-- STATED TASK --
In the data below, locate each line with the word "drawn" and list it.

-- PROVIDED DATA --

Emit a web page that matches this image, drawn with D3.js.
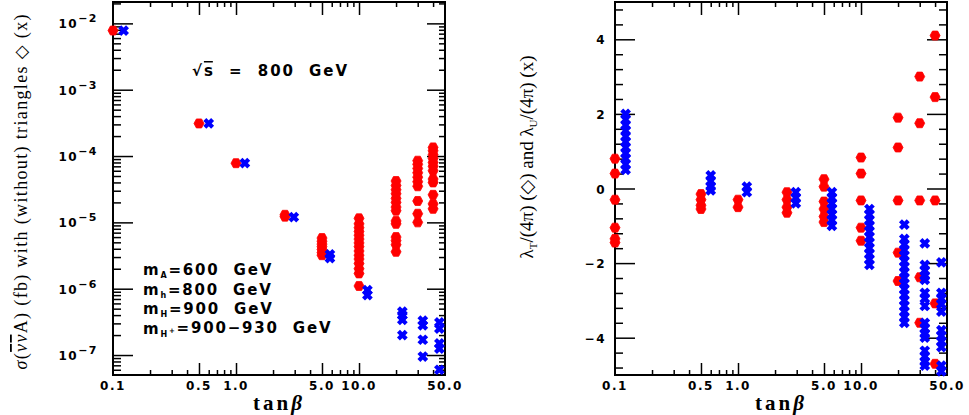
<!DOCTYPE html>
<html>
<head>
<meta charset="utf-8">
<script src="https://cdnjs.cloudflare.com/ajax/libs/d3/7.8.5/d3.min.js"></script>
<style>
  body { margin:0; background:#fff; }
  svg text { font-family: "DejaVu Sans", sans-serif; font-weight: bold; fill: #000; }
  .serif text, text.serif { font-family: "Liberation Serif", "DejaVu Serif", serif; font-weight: normal; }
</style>
</head>
<body>
<div id="chart"></div>
<script>
// tan(beta) scan points; the blue (x) set is drawn a little to the right
var tanbRed  = [0.1, 0.5, 1, 2.5, 5, 10, 20, 30, 40];
var tanbBlue = [0.122, 0.6, 1.18, 2.95, 5.8, 11.7, 22.5, 33, 45];

// sigma (fb), with triangles (diamonds) / without (x)
var sigmaWith = [
  [7.8e-3],
  [3.1e-4],
  [7.8e-5],
  [1.3e-5, 1.22e-5],
  [5.8e-6, 5.2e-6, 4.7e-6, 4.3e-6, 3.9e-6, 3.5e-6, 3.2e-6],
  [1.15e-5, 9.5e-6, 8.3e-6, 7.3e-6, 6.4e-6, 5.6e-6, 4.9e-6, 4.3e-6, 3.7e-6, 3.2e-6, 2.8e-6, 2.4e-6, 2.0e-6, 1.7e-6, 1.1e-6],
  [4.2e-5, 3.6e-5, 3.1e-5, 2.7e-5, 2.3e-5, 2.0e-5, 1.7e-5, 1.5e-5, 1.05e-5, 9.5e-6, 6.0e-6, 5.3e-6, 4.6e-6, 3.6e-6],
  [8.5e-5, 7.5e-5, 6.5e-5, 5.6e-5, 4.8e-5, 4.1e-5, 3.5e-5, 2.1e-5, 1.35e-5, 1.0e-5],
  [1.35e-4, 1.2e-4, 1.05e-4, 9.2e-5, 8.0e-5, 7.0e-5, 6.0e-5, 4.5e-5, 4.0e-5, 2.6e-5, 1.9e-5, 1.6e-5]
];
var sigmaWithout = [
  [7.8e-3],
  [3.1e-4],
  [7.8e-5],
  [1.2e-5],
  [3.3e-6, 2.9e-6],
  [9.5e-7, 8.0e-7],
  [4.5e-7, 4.0e-7, 3.4e-7, 2.0e-7],
  [3.3e-7, 2.8e-7, 1.7e-7, 9.5e-8],
  [3.1e-7, 2.5e-7, 1.5e-7, 1.25e-7, 6.0e-8]
];

// lambda_T/(4pi) (diamonds) and lambda_U/(4pi) (x)
var lambdaT = [
  [0.8, 0.4, -0.3, -1.05, -1.35, -1.45],
  [-0.15, -0.3, -0.45, -0.55],
  [-0.3, -0.5],
  [-0.1, -0.3, -0.5, -0.65],
  [0.25, 0.05, -0.35, -0.55, -0.75, -0.9],
  [0.83, 0.4, -0.32, -1.05, -1.4],
  [1.9, 1.1, -0.32, -1.72, -2.48],
  [3.0, 1.75, -0.32, -2.38, -3.6],
  [4.1, 2.45, -0.32, -3.08, -4.7]
];
var lambdaU = [
  [2.0, 1.85, 1.7, 1.55, 1.4, 1.25, 1.1, 0.95, 0.8, 0.65, 0.5],
  [0.35, 0.2, 0.05, -0.05],
  [0.05, -0.1],
  [-0.1, -0.25, -0.4],
  [-0.1, -0.25, -0.4, -0.55, -0.7, -0.85, -1.0],
  [-0.55, -0.7, -0.85, -1.0, -1.15, -1.3, -1.45, -1.6, -1.75, -1.9, -2.05],
  [-0.97, -1.35, -1.5, -1.65, -1.8, -1.95, -2.1, -2.25, -2.4, -2.55, -2.7, -2.85, -3.0, -3.15, -3.3, -3.45, -3.6],
  [-1.47, -2.05, -2.2, -2.35, -2.45, -2.8, -2.95, -3.15, -3.6, -3.75, -3.9, -4.0, -4.35, -4.5, -4.65, -4.75],
  [-1.98, -2.8, -2.95, -3.1, -3.3, -3.8, -3.95, -4.1, -4.25, -4.75, -4.9]
];

// axis ticks and labels
var xLabelVals = [0.1, 0.5, 1, 5, 10, 50];
var xLabels    = ["0.1", "0.5", "1.0", "5.0", "10.0", "50.0"];
var xMajor = [0.5, 1, 5, 10];
var xMinor = [0.2, 0.3, 0.4, 0.6, 0.7, 0.8, 0.9, 2, 3, 4, 6, 7, 8, 9, 20, 30, 40];
var sigmaDecades = [-7, -6, -5, -4, -3, -2];
var lambdaMajor = [-4, -2, 0, 2, 4];
var lambdaLabels = ["\u22124", "\u22122", "0", "2", "4"];

var massNames  = ["A", "h", "H", "H"];
var massSup    = ["", "", "", "+"];
var massValues = ["=600  GeV", "=800  GeV", "=900  GeV", "=900\u2212930  GeV"];

var W = 969, H = 415;
var svg = d3.select("#chart").append("svg").attr("width", W).attr("height", H);

var xL = d3.scaleLog().domain([0.1, 50]).range([113, 445]);
var yL = d3.scaleLog().domain([5e-8, 2.1e-2]).range([375, 2]);
var xR = d3.scaleLog().domain([0.1, 50]).range([615, 947]);
var yR = d3.scaleLinear().domain([-5, 5]).range([375, 2]);

var sigmaMinor = [];
sigmaDecades.concat([-8]).forEach(function(d) {
  for (var k = 2; k <= 9; k++) {
    var v = k * Math.pow(10, d);
    if (v > yL.domain()[0] && v < yL.domain()[1]) sigmaMinor.push(v);
  }
});
var lambdaMinor = d3.range(-12, 13).filter(function(i) { return i % 5 !== 0; })
  .map(function(i) { return i * 0.4; });

function ticks(axis, pos, values, size) {
  svg.append("g")
    .attr("transform", pos)
    .call(axis.tickValues(values).tickSize(-size).tickFormat(""))
    .call(function(g) { g.select(".domain").remove(); })
    .selectAll("line").attr("stroke", "#000").attr("stroke-width", 1.5);
}

function frame(x, y) {
  var x0 = x.range()[0], x1 = x.range()[1], y0 = y.range()[1], y1 = y.range()[0];
  ticks(d3.axisBottom(x), "translate(0," + y1 + ")", xMajor, 12);
  ticks(d3.axisBottom(x), "translate(0," + y1 + ")", xMinor, 5);
  ticks(d3.axisTop(x), "translate(0," + y0 + ")", xMajor, 13);
  ticks(d3.axisTop(x), "translate(0," + y0 + ")", xMinor, 5);
  svg.append("rect")
    .attr("x", x0).attr("y", y0).attr("width", x1 - x0).attr("height", y1 - y0)
    .attr("fill", "none").attr("stroke", "#000").attr("stroke-width", 2);
  svg.append("g").selectAll("text").data(xLabelVals).enter().append("text")
    .attr("x", function(d) { return x(d); })
    .attr("y", 390)
    .attr("text-anchor", "middle")
    .style("font-size", "12px").style("letter-spacing", "1.5px")
    .text(function(d, i) { return xLabels[i]; });
  svg.append("text")
    .attr("class", "serif")
    .attr("x", (x0 + x1) / 2).attr("y", 410)
    .attr("text-anchor", "middle")
    .style("font-size", "21px").style("font-weight", "bold").style("letter-spacing", "3px")
    .html("tan<tspan font-style=\"italic\">\u03b2</tspan>");
}

// ---- left panel: cross section
frame(xL, yL);
ticks(d3.axisLeft(yL), "translate(113,0)", sigmaDecades.map(function(d) { return Math.pow(10, d); }), 20);
ticks(d3.axisLeft(yL), "translate(113,0)", sigmaMinor, 8);
ticks(d3.axisRight(yL), "translate(445,0)", sigmaDecades.map(function(d) { return Math.pow(10, d); }), 18);
ticks(d3.axisRight(yL), "translate(445,0)", sigmaMinor, 6);

svg.append("g").selectAll("text").data(sigmaDecades).enter().append("text")
  .attr("x", 98)
  .attr("y", function(d) { return yL(Math.pow(10, d)) + 5; })
  .attr("text-anchor", "end")
  .style("font-size", "12px").style("letter-spacing", "1.5px")
  .html(function(d) {
    return "10<tspan dy=\"-6\" style=\"font-size:11px\">" + (d < 0 ? "\u2212" : "") + Math.abs(d) + "</tspan>";
  });

// ---- right panel: couplings
frame(xR, yR);
ticks(d3.axisLeft(yR), "translate(615,0)", lambdaMajor, 20);
ticks(d3.axisLeft(yR), "translate(615,0)", lambdaMinor, 8);
ticks(d3.axisRight(yR), "translate(947,0)", lambdaMajor, 20);
ticks(d3.axisRight(yR), "translate(947,0)", lambdaMinor, 8);

svg.append("g").selectAll("text").data(lambdaMajor).enter().append("text")
  .attr("x", 606)
  .attr("y", function(d) { return yR(d) + 5; })
  .attr("text-anchor", "end")
  .style("font-size", "12px").style("letter-spacing", "1.5px")
  .text(function(d, i) { return lambdaLabels[i]; });

// markers
var hexPath = "M-2.6,-4.5L2.6,-4.5L5,0L2.6,4.5L-2.6,4.5L-5,0Z";
var crossPath = "M-2.4,-2.4L2.4,2.4M-2.4,2.4L2.4,-2.4";

function flat(xs, ys) {
  var out = [];
  ys.forEach(function(col, i) {
    col.forEach(function(v) { out.push([xs[i], v]); });
  });
  return out;
}

function plotRed(x, y, pts) {
  svg.append("g").selectAll("path").data(pts).enter().append("path")
    .attr("transform", function(d) { return "translate(" + x(d[0]) + "," + y(d[1]) + ")"; })
    .attr("d", hexPath)
    .attr("fill", "#ff0000").attr("stroke", "#ff0000").attr("stroke-width", 0.8);
}
function plotBlue(x, y, pts) {
  svg.append("g").selectAll("path").data(pts).enter().append("path")
    .attr("transform", function(d) { return "translate(" + x(d[0]) + "," + y(d[1]) + ")"; })
    .attr("d", crossPath)
    .attr("fill", "none").attr("stroke", "#0000ff").attr("stroke-width", 4.2)
    .attr("stroke-linecap", "square");
}

plotRed(xL, yL, flat(tanbRed, sigmaWith));
plotBlue(xL, yL, flat(tanbBlue, sigmaWithout));
plotRed(xR, yR, flat(tanbRed, lambdaT));
plotBlue(xR, yR, flat(tanbBlue, lambdaU));

// ---- annotations
svg.append("text")
  .attr("x", 192).attr("y", 76)
  .attr("textLength", 155)
  .style("font-size", "15px").style("white-space", "pre")
  .html("\u221a<tspan style=\"text-decoration: overline\">s</tspan>  =  800  GeV");

svg.append("g").selectAll("text").data(massNames).enter().append("text")
  .attr("x", 143)
  .attr("y", function(d, i) { return 275 + i * 19.5; })
  .style("font-size", "15px").style("letter-spacing", "1.8px").style("white-space", "pre")
  .html(function(d, i) {
    return "m<tspan dy=\"3\" style=\"font-size:8px\">" + d + "</tspan>" +
      (massSup[i] ? "<tspan dy=\"-4\" style=\"font-size:7px\">" + massSup[i] + "</tspan><tspan dy=\"1\"></tspan>" : "") +
      "<tspan dy=\"" + (massSup[i] ? 0 : -3) + "\">" + massValues[i] + "</tspan>";
  });

// ---- y axis titles
svg.append("text")
  .attr("class", "serif")
  .attr("transform", "translate(27,192) rotate(-90)")
  .attr("text-anchor", "middle")
  .attr("textLength", 355)
  .style("font-size", "18px")
  .html("<tspan font-style=\"italic\">\u03c3</tspan>(<tspan font-style=\"italic\" style=\"text-decoration: overline\">\u03bd\u03bd</tspan>A) (fb) with (without) triangles \u25c7 (x)");

svg.append("text")
  .attr("class", "serif")
  .attr("transform", "translate(533,157) rotate(-90)")
  .attr("text-anchor", "middle")
  .style("font-size", "19px")
  .html("\u03bb<tspan dy=\"4\" style=\"font-size:11px\">T</tspan><tspan dy=\"-4\">/(4\u03c0) (\u25c7) and \u03bb</tspan><tspan dy=\"4\" style=\"font-size:11px\">U</tspan><tspan dy=\"-4\">/(4\u03c0) (x)</tspan>");
</script>
</body>
</html>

-- COMPLETED EXERCISE --
Emit a web page that matches this image, drawn with D3.js.
// tan(beta) scan points; the blue (x) set is drawn a little to the right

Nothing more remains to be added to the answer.